> Written problem
Collect from the data below each line with "draws".

> Task inputs
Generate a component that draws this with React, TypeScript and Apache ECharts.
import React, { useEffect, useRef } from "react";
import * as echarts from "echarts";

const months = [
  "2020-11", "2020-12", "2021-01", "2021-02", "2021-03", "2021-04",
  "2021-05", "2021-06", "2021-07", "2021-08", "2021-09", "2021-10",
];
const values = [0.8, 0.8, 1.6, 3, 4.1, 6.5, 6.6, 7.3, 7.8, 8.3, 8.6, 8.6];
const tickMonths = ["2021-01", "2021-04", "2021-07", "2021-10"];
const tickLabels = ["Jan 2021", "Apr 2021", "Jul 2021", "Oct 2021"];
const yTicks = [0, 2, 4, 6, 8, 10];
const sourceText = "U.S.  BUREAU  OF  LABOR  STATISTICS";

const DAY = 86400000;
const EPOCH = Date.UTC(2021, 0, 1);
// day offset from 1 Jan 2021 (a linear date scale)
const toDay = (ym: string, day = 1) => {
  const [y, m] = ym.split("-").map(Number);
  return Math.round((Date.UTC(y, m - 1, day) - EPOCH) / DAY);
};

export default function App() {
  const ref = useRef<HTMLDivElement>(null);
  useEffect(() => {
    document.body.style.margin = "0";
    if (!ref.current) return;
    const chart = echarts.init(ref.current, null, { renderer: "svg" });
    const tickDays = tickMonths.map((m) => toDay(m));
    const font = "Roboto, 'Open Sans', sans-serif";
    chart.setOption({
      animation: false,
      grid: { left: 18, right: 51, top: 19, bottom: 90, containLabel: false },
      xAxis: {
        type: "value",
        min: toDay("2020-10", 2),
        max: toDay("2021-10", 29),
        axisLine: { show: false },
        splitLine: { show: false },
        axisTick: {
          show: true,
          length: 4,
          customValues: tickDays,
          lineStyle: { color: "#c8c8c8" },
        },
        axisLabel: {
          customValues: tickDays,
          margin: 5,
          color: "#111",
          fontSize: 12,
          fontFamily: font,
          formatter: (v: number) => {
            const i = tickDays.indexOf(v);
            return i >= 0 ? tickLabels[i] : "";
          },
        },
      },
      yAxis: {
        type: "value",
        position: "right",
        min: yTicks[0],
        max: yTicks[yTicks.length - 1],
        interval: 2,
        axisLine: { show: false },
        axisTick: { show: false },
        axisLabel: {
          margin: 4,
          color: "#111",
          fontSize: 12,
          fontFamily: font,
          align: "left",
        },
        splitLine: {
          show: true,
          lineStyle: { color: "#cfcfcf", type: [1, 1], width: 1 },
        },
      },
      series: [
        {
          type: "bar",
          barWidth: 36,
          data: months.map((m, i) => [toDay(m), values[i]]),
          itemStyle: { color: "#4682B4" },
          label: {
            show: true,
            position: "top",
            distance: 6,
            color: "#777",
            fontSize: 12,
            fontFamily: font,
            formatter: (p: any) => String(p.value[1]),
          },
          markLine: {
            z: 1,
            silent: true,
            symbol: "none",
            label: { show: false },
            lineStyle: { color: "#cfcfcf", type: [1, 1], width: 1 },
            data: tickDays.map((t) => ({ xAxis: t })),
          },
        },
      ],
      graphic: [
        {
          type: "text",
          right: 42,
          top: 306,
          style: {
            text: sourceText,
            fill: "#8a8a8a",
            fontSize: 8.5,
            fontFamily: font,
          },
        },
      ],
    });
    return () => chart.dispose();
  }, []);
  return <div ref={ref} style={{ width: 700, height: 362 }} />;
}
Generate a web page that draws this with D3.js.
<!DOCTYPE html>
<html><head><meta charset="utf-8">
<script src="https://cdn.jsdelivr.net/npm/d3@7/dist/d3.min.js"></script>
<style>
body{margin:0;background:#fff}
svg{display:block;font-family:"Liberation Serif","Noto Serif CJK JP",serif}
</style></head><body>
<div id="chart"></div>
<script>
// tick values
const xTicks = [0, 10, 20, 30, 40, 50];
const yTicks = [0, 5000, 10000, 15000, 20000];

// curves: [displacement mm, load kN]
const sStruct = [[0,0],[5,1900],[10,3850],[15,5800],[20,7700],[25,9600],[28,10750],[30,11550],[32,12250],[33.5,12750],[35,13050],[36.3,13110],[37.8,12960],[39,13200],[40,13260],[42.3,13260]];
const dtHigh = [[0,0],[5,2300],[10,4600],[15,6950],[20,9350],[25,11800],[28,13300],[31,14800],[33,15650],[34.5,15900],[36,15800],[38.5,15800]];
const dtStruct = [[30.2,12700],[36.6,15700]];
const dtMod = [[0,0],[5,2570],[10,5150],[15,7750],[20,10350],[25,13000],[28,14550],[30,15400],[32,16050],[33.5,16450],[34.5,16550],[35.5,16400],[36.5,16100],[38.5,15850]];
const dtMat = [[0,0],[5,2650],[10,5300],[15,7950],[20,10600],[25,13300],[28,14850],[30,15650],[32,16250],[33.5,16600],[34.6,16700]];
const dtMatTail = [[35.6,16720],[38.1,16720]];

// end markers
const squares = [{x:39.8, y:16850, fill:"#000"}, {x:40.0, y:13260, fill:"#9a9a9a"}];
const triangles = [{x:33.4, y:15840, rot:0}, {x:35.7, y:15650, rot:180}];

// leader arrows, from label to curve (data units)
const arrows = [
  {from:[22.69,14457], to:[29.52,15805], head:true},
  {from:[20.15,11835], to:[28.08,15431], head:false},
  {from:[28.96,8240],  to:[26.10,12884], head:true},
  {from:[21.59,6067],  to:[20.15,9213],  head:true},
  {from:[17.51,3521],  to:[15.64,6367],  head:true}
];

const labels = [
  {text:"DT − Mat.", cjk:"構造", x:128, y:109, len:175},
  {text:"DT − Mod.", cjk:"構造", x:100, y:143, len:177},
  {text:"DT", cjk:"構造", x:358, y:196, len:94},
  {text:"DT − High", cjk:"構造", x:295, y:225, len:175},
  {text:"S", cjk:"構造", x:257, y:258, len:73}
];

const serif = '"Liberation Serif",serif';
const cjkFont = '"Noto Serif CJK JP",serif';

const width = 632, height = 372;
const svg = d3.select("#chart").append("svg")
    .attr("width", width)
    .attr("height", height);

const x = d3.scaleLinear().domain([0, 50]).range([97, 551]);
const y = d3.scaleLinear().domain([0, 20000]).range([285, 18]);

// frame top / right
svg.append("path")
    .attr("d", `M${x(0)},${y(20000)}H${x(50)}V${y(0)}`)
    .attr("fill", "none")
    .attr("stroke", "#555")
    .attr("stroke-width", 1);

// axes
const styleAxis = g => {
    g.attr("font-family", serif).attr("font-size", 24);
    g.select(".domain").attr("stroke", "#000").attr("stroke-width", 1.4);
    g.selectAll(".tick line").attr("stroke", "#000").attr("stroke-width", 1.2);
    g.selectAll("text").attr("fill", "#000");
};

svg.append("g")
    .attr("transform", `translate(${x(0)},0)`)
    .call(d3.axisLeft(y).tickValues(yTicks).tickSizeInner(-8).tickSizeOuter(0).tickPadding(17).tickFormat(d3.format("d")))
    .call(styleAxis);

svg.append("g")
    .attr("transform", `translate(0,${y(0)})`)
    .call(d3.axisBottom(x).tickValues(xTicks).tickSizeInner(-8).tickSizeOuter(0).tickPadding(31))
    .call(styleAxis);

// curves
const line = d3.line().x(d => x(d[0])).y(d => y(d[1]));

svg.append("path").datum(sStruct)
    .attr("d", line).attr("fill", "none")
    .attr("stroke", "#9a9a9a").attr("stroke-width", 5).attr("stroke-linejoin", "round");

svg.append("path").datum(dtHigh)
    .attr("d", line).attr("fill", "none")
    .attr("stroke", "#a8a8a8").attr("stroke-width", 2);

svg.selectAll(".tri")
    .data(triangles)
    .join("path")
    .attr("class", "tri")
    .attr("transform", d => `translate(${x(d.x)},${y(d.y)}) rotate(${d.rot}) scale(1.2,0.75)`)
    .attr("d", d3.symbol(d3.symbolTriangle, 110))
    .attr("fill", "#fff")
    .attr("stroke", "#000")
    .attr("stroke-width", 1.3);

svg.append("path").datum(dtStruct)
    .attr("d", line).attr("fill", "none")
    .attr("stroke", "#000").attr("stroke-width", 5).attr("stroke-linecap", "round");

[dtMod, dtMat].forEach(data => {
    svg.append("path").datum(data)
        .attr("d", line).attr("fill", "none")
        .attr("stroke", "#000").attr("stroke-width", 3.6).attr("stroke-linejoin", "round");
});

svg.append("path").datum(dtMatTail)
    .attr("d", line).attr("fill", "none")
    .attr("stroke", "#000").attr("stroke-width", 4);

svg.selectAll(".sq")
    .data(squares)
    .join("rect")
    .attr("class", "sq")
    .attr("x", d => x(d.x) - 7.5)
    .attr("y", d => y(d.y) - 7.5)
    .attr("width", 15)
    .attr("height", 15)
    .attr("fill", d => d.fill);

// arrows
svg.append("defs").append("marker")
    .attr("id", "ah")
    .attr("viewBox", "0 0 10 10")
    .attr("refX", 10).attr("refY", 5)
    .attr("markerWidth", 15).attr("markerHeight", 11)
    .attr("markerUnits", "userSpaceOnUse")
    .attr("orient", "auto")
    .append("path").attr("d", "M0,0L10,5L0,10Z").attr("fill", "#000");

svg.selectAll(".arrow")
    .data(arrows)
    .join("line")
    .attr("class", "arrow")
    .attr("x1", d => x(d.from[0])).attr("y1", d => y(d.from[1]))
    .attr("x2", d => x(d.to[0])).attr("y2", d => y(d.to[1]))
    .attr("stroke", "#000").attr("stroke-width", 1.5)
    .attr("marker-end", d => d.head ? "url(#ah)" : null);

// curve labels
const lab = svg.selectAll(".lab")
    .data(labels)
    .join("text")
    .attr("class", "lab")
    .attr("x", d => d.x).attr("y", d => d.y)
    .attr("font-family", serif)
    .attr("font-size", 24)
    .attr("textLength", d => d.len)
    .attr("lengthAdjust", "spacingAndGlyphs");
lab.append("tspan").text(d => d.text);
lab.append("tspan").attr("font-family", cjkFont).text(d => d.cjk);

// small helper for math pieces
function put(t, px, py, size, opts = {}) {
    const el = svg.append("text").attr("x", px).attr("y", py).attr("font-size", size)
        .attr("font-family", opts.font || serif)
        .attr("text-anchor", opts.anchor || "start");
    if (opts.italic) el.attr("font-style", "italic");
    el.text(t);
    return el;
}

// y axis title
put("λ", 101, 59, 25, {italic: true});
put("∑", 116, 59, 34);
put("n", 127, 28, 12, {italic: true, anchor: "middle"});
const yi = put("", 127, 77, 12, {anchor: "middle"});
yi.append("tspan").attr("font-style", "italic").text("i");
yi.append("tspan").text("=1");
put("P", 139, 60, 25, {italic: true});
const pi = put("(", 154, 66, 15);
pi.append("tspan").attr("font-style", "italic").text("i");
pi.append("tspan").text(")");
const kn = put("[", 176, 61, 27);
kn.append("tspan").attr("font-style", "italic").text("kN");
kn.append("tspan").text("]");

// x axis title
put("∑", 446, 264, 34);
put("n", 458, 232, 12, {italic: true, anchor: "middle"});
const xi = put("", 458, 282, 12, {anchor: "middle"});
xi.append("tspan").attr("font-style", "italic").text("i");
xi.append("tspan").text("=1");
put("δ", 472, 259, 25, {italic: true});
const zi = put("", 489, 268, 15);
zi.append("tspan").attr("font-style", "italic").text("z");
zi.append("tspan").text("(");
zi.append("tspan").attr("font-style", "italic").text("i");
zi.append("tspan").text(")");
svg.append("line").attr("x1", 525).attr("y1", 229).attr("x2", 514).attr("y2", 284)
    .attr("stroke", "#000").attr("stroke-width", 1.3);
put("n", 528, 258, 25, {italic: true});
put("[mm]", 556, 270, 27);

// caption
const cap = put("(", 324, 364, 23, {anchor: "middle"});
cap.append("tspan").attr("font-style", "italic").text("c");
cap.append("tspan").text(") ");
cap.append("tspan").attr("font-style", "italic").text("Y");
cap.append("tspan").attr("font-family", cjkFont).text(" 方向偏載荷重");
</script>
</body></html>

> Output
Generate a component that draws this with React, TypeScript and Apache ECharts.
Generate a web page that draws this with D3.js.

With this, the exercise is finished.